Funny, I was thinking about that not too long ago.

Hypothetically we'd have to be able to map 3D games with ease, and to map them faster than more games can be made, but I don't think that's feasible.

I don't know that there's enough interest to map every 2D game that ever existed.  It would be tough to even say we did, especially for the PC when it's hard to track releases.

But, say I put pressure on people to map all the really popular 2D games at the very least.  The site would be more popular because it would be a great resource, but without much that's new, people might not ever come back again if they get in the habit of saving all the maps they need or like.  Hopefully I won't have to shut the site down due to perceived lack of interest.

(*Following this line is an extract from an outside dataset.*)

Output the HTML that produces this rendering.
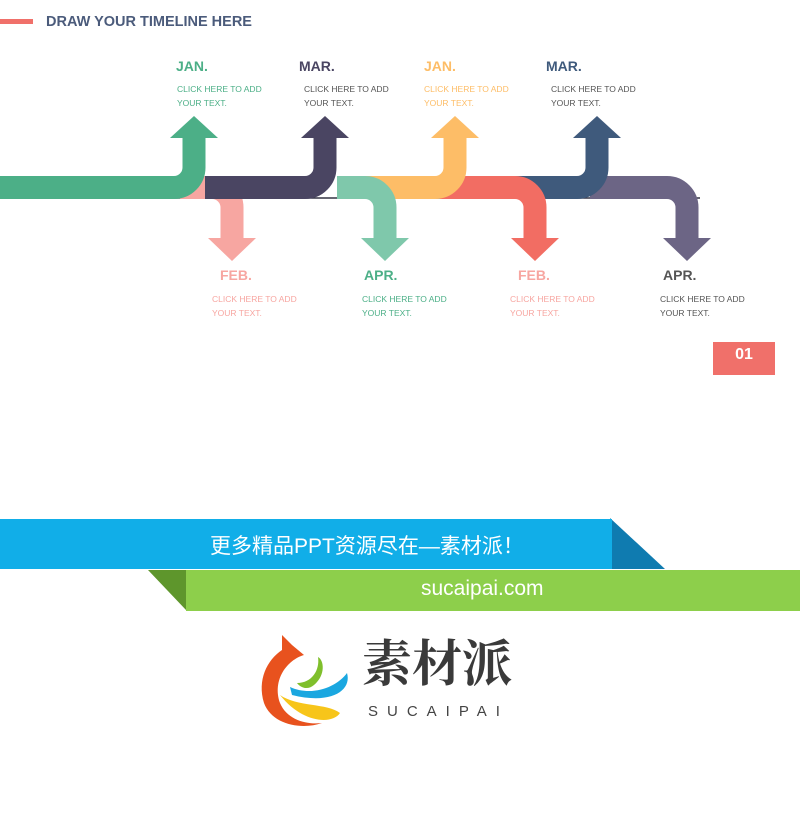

I suppose after all the popular games are mapped, we could go back and reamp them for consistency, like what Revned did for all the NES Mega Man games.  Then the forums would just turn into a big OCD flame war when people threaten to replace others' maps just because their palettes are different or because they don't like how others worded some strategies that they decided to include.

Realistically, it's a long way to that point (at least without the aid of quantum computers).  Some big series *coughFinalFantasycough* and genres *cough16-bitRPGs* are hardly represented at all on this site.  Tackling those would ensure new content for a long time, assuming they haven't already been totally mapped by teams of zealous fans who haven't yet contributed them to for whatever bizarre reason.  :p

On a semi-related note, once I looked at how many arcade games were playable in MAME32 and calculated that if I played one game a day, I'd be well into my forties when I finish, but that's assuming they never add compatibility for more games.  Maybe not the best example as arcade games are notorious for being clones of each other...  But anyway, my point is that there are likely more games now than can be seriously played in a human lifespan, and how much more time does it take to map these games?  You wouldn't leave it to one person, but instead of talking about man-hours, you may be talking about "man-lifetimes"!